Task brief: In the listing below, locate the lines that hold the string "matplotlib". Copy those lines.
╭─ Data excerpt
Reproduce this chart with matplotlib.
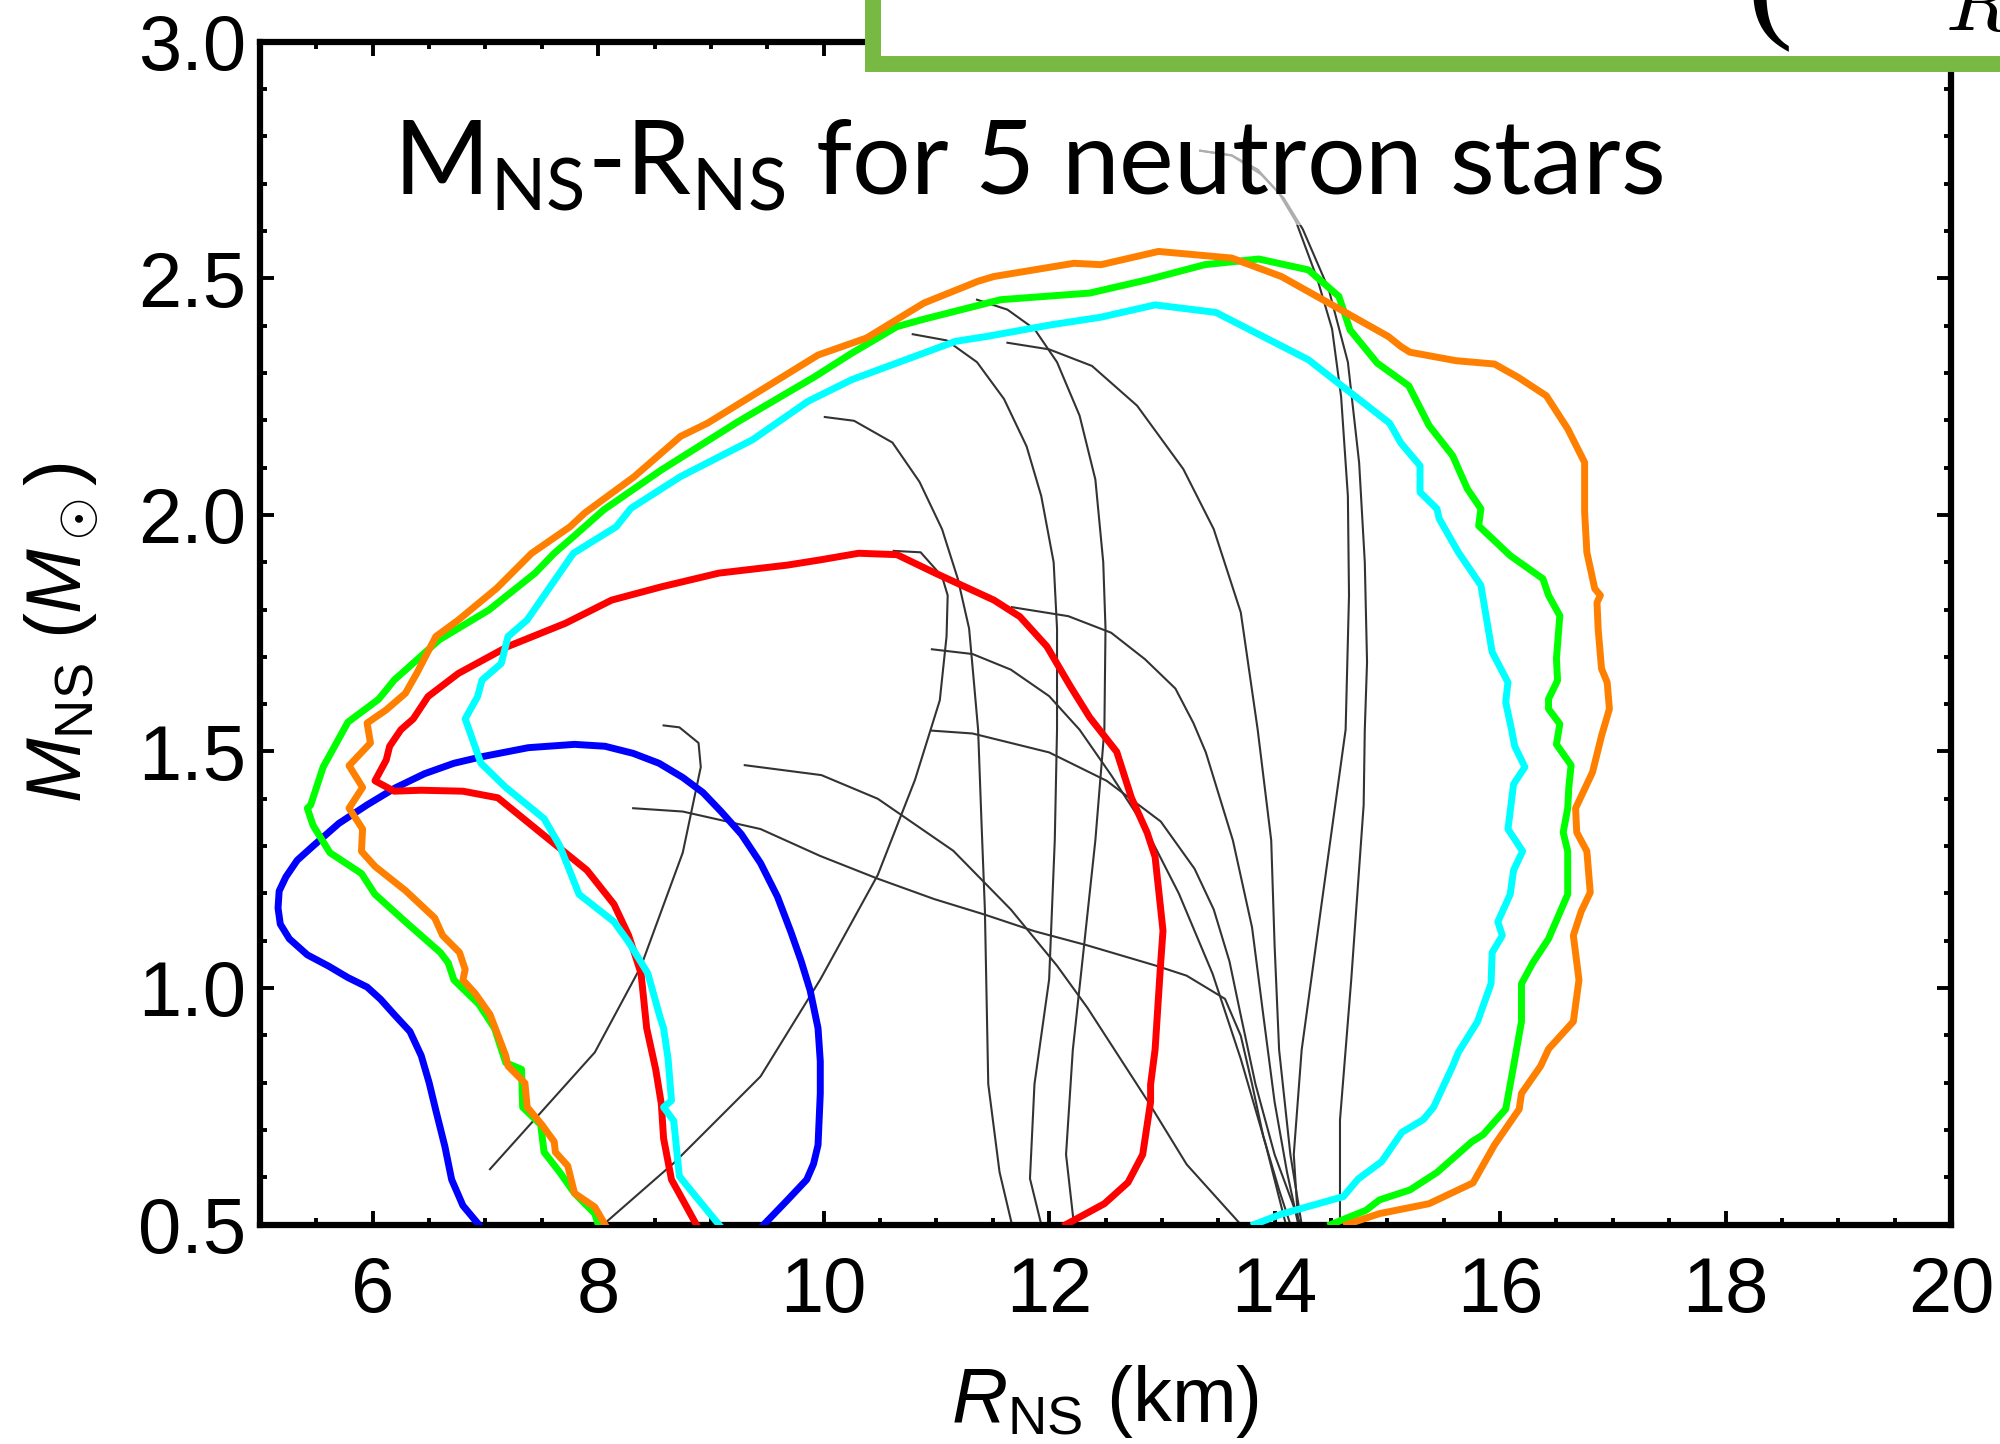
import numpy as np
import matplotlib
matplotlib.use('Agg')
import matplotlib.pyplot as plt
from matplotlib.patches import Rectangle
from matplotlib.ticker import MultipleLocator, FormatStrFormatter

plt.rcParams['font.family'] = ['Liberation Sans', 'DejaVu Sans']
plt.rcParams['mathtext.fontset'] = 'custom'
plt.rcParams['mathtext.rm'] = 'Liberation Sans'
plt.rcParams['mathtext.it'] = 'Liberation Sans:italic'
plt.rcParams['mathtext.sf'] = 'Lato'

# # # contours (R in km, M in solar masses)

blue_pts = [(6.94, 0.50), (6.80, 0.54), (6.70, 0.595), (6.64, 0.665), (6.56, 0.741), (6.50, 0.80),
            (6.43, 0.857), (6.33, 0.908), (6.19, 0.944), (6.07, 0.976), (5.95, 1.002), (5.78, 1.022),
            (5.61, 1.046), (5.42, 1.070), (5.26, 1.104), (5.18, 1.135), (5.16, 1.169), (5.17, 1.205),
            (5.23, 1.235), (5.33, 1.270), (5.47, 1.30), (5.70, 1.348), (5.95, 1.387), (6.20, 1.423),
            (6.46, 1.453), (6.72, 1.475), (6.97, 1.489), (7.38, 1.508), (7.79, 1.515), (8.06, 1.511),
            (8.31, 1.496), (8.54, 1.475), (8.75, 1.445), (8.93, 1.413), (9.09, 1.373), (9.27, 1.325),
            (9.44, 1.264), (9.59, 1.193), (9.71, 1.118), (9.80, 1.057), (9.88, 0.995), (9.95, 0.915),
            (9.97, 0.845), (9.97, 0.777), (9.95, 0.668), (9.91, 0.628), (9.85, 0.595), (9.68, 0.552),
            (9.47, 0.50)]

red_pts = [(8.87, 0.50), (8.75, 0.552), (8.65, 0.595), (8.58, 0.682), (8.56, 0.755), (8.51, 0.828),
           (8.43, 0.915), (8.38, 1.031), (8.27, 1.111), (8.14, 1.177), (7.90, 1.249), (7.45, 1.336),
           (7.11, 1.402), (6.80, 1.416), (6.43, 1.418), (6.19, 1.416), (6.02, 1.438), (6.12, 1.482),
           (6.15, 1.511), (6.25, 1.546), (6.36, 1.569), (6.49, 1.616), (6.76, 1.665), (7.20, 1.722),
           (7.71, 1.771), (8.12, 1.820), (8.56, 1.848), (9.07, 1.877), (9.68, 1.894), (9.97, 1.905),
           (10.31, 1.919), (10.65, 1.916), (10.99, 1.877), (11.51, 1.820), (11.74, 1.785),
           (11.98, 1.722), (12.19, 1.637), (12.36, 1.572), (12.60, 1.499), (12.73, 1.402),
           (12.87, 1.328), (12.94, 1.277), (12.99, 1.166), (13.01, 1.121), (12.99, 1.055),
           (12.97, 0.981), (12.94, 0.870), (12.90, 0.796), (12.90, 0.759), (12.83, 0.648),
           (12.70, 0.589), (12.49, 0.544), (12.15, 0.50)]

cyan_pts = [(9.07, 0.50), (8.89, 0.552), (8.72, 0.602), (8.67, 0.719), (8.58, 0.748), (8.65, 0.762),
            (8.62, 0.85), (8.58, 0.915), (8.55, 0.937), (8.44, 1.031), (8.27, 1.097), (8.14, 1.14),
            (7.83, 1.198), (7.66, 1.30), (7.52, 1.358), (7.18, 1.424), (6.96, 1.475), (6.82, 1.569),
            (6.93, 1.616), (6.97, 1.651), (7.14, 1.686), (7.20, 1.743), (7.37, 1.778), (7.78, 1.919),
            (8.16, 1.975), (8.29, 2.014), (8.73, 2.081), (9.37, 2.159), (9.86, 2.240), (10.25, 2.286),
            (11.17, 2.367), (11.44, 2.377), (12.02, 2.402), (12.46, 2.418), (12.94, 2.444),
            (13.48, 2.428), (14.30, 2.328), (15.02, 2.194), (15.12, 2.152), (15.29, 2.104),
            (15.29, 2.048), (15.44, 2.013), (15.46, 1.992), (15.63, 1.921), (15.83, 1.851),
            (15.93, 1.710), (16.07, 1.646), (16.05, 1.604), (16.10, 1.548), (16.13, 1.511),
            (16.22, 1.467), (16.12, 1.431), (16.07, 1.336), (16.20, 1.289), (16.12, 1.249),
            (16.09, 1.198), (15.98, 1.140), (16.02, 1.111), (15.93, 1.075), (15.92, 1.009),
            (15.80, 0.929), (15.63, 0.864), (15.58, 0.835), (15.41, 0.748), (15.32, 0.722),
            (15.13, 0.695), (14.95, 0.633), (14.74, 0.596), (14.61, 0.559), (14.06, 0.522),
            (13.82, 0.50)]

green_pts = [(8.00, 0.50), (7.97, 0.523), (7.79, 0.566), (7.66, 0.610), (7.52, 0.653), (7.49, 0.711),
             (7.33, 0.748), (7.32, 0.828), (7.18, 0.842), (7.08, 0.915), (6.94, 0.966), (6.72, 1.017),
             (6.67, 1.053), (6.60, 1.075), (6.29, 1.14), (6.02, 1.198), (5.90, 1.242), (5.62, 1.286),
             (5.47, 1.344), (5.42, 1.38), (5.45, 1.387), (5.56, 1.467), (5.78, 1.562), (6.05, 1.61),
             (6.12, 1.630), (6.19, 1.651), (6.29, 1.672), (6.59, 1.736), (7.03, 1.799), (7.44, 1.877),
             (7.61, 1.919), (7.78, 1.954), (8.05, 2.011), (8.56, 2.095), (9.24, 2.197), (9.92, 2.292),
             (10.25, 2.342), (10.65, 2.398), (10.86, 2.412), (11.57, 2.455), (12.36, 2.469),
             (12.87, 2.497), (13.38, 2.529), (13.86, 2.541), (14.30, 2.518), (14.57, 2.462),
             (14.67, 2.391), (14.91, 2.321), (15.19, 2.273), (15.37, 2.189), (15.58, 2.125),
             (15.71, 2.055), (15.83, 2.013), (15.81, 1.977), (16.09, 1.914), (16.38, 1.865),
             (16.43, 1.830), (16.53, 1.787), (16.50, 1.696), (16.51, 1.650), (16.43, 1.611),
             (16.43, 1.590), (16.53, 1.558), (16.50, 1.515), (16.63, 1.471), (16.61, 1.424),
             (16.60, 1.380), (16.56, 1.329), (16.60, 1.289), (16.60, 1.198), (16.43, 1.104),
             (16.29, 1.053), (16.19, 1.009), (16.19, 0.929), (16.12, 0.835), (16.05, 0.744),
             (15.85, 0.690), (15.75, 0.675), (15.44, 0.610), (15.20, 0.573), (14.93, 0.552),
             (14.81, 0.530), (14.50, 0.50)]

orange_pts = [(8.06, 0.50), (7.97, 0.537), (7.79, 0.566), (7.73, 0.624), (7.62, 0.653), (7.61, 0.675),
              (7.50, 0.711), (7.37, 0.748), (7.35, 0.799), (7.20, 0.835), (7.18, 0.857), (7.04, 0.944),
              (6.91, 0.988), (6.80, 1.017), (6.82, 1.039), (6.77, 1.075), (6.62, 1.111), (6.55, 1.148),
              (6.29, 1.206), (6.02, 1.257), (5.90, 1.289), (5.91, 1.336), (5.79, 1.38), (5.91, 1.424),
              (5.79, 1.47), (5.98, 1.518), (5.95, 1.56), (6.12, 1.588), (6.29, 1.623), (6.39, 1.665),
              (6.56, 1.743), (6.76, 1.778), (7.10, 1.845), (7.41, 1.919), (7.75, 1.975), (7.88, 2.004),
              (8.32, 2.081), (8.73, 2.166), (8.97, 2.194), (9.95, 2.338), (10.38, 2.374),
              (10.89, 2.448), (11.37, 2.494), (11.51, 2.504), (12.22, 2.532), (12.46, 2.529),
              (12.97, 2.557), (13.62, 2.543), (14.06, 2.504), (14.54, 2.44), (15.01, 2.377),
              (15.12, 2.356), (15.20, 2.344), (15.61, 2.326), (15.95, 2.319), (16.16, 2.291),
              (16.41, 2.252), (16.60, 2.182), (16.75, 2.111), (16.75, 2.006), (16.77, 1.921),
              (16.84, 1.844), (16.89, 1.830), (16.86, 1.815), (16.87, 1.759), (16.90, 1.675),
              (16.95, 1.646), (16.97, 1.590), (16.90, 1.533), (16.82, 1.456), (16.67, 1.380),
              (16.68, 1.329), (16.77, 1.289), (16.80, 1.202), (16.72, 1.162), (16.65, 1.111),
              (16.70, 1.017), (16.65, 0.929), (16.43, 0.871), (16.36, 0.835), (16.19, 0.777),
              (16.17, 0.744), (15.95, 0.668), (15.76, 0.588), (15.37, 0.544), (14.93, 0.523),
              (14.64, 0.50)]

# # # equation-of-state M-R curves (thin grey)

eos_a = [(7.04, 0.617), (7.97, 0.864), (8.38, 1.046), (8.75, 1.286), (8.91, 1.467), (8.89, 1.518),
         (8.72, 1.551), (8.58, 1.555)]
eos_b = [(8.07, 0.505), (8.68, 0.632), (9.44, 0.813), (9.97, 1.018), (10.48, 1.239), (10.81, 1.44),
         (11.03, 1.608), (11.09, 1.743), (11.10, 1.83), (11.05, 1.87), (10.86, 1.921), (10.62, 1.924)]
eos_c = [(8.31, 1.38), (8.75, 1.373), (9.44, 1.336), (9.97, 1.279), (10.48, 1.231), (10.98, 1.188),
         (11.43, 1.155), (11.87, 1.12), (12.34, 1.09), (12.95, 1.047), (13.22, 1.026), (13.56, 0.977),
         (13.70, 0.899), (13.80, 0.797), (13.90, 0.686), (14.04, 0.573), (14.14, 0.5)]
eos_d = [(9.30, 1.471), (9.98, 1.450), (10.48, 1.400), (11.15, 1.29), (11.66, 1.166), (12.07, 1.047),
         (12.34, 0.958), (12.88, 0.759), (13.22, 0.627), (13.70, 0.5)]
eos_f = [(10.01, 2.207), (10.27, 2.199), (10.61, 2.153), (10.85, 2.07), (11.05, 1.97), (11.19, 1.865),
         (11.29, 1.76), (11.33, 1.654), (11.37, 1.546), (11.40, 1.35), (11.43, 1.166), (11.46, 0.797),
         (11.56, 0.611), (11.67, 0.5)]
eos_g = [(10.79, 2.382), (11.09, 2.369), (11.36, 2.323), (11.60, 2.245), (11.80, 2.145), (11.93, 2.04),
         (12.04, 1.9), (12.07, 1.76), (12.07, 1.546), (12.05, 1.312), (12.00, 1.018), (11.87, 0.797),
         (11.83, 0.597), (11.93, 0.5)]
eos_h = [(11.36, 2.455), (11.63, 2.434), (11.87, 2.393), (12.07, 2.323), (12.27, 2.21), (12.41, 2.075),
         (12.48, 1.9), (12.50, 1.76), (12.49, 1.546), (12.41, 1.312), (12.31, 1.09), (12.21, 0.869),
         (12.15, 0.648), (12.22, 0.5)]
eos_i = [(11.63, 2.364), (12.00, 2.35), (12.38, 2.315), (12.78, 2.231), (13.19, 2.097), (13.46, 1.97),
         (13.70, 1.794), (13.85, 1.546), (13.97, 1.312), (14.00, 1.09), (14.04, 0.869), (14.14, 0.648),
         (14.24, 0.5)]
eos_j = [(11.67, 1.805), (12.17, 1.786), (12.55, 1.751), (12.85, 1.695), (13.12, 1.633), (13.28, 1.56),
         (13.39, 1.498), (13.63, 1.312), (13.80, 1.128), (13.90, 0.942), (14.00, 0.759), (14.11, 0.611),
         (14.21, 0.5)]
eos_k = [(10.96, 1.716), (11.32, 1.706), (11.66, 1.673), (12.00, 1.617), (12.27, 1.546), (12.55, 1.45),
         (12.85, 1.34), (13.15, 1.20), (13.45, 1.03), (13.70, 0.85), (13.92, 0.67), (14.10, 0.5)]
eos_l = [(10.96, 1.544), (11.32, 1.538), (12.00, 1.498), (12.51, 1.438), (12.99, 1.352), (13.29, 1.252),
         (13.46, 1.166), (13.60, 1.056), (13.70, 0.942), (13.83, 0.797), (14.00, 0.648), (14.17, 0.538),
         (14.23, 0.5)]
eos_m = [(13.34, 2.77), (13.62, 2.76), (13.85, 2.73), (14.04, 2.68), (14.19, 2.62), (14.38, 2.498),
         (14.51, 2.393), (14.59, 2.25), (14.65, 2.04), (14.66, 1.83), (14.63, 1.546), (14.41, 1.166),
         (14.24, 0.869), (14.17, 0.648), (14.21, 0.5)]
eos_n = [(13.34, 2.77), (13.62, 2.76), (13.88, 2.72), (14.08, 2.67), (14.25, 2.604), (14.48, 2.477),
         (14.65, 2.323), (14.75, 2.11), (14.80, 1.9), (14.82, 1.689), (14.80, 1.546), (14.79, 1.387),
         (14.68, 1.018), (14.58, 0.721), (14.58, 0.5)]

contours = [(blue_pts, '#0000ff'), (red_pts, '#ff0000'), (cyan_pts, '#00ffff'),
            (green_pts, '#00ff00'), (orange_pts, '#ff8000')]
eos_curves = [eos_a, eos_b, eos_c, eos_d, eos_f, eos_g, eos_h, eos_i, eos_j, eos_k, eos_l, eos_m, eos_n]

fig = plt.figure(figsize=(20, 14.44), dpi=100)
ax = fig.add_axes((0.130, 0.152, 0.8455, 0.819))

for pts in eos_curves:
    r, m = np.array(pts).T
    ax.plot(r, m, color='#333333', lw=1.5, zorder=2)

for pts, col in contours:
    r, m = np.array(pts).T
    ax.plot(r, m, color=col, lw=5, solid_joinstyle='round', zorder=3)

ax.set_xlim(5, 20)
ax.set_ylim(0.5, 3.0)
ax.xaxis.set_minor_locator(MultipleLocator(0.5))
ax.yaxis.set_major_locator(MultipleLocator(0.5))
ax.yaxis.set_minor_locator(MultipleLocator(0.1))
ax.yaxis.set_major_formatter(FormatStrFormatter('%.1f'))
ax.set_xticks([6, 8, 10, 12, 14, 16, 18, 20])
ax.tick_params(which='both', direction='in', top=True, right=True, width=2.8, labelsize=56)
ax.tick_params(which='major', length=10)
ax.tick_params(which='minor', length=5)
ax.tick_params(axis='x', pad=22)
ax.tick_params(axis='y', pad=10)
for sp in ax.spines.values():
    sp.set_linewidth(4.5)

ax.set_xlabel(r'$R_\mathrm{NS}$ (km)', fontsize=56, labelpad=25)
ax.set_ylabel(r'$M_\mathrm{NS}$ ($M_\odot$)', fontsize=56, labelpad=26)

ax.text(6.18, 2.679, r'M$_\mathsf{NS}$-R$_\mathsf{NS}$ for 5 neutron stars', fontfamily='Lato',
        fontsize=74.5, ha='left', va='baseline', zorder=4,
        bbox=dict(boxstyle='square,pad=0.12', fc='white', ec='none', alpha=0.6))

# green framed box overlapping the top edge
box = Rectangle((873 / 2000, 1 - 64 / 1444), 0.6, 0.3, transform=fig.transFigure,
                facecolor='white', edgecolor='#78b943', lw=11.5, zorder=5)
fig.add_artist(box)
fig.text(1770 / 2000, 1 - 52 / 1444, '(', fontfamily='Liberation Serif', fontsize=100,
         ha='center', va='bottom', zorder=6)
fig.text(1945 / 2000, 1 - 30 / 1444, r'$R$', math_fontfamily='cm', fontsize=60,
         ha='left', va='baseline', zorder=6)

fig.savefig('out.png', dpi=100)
╰─
Result of the exercise:
Reproduce this chart with matplotlib.
import matplotlib
matplotlib.use('Agg')
import matplotlib.pyplot as plt
from matplotlib.patches import Rectangle
from matplotlib.ticker import MultipleLocator, FormatStrFormatter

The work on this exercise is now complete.